-- start Supplied records --
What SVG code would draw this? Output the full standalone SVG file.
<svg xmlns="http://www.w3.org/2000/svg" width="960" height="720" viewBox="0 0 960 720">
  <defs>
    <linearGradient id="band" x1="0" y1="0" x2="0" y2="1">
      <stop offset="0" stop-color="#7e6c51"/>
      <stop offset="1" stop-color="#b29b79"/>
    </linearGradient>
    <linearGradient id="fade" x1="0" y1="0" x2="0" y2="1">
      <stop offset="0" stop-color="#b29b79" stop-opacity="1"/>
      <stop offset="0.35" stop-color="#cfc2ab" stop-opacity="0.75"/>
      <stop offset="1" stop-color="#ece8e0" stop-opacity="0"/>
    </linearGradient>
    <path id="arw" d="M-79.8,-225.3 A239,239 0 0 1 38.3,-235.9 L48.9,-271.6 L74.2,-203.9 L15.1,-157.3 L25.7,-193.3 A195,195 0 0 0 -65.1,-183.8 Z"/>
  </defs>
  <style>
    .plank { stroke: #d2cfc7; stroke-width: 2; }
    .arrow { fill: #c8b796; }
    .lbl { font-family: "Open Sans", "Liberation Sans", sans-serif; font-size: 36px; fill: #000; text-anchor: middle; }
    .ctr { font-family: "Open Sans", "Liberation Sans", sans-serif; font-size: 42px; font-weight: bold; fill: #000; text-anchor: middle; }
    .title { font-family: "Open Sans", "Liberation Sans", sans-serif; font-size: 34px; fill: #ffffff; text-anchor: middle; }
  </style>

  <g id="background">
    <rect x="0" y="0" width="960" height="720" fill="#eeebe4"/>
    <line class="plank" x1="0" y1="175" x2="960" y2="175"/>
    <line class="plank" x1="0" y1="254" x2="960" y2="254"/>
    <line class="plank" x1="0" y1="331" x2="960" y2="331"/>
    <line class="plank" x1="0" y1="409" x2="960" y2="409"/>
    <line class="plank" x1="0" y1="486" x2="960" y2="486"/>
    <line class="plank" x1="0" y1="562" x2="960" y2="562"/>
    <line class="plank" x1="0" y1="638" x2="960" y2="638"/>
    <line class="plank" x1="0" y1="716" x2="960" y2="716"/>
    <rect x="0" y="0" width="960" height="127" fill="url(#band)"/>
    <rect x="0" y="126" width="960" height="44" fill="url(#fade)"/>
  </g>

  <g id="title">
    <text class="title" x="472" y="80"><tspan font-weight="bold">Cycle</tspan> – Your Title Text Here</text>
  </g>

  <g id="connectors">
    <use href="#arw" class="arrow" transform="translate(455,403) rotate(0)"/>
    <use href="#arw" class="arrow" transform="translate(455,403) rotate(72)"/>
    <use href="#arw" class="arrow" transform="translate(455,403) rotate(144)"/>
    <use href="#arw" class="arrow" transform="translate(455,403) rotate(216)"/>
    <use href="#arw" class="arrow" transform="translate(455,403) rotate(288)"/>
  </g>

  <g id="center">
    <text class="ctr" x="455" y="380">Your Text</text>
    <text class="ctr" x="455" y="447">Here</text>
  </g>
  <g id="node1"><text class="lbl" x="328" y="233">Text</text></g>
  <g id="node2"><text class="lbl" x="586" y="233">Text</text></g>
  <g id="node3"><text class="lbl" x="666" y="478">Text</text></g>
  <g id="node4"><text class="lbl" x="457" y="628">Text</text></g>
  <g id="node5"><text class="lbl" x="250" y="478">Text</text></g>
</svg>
-- end Supplied records --
-- start Supplied records --
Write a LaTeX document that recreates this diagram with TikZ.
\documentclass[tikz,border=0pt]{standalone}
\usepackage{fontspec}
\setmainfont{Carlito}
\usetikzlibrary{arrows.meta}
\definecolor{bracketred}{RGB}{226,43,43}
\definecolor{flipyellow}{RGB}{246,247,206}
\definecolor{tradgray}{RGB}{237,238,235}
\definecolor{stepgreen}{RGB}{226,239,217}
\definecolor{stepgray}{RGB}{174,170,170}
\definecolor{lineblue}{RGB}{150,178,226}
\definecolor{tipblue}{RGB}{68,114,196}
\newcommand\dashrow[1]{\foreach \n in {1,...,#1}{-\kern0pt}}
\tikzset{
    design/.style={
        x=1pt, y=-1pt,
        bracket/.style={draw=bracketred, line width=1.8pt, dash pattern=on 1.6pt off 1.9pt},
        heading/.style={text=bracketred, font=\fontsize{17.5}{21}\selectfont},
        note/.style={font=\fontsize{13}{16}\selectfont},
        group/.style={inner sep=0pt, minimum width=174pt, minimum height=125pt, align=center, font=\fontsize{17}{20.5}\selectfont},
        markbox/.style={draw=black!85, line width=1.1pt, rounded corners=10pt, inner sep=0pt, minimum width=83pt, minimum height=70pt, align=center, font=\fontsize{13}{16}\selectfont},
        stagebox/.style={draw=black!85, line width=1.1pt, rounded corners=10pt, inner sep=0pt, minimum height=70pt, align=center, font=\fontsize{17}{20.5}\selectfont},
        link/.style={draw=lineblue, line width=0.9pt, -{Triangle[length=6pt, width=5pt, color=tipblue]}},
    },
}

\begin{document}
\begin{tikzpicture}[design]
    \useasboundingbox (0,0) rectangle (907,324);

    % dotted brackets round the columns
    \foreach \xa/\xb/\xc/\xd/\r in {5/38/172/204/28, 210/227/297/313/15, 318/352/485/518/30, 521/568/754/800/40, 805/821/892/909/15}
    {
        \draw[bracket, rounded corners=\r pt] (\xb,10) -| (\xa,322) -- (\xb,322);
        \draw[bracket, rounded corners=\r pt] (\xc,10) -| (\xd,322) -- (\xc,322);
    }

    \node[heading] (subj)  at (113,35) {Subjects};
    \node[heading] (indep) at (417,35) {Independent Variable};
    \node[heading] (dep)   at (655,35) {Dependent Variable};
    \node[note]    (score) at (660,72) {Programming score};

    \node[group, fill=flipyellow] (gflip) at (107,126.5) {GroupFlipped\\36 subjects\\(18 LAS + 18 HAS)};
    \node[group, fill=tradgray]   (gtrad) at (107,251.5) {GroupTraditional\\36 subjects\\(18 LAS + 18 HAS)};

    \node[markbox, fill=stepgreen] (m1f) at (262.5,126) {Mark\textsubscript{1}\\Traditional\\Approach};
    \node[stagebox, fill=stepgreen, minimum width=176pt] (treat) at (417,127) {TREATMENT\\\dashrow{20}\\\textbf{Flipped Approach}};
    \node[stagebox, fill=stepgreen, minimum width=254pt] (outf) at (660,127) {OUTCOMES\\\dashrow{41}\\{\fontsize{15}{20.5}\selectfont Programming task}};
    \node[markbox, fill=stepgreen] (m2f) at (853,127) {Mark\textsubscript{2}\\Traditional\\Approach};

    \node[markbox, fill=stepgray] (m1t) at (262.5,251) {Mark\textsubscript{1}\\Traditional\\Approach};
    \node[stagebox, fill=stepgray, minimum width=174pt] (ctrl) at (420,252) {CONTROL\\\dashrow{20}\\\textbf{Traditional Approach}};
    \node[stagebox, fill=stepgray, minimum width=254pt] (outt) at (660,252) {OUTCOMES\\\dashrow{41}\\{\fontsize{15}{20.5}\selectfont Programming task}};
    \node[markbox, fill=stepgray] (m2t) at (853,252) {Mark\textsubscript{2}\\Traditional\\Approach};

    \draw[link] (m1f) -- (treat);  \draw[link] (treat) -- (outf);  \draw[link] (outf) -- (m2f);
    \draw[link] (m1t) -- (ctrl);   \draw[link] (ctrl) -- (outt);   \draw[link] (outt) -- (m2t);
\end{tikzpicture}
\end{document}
-- end Supplied records --
● Prompt: Look through the entries above. Extract each line with the word "standalone".

● Response to the task:
What SVG code would draw this? Output the full standalone SVG file.
\documentclass[tikz,border=0pt]{standalone}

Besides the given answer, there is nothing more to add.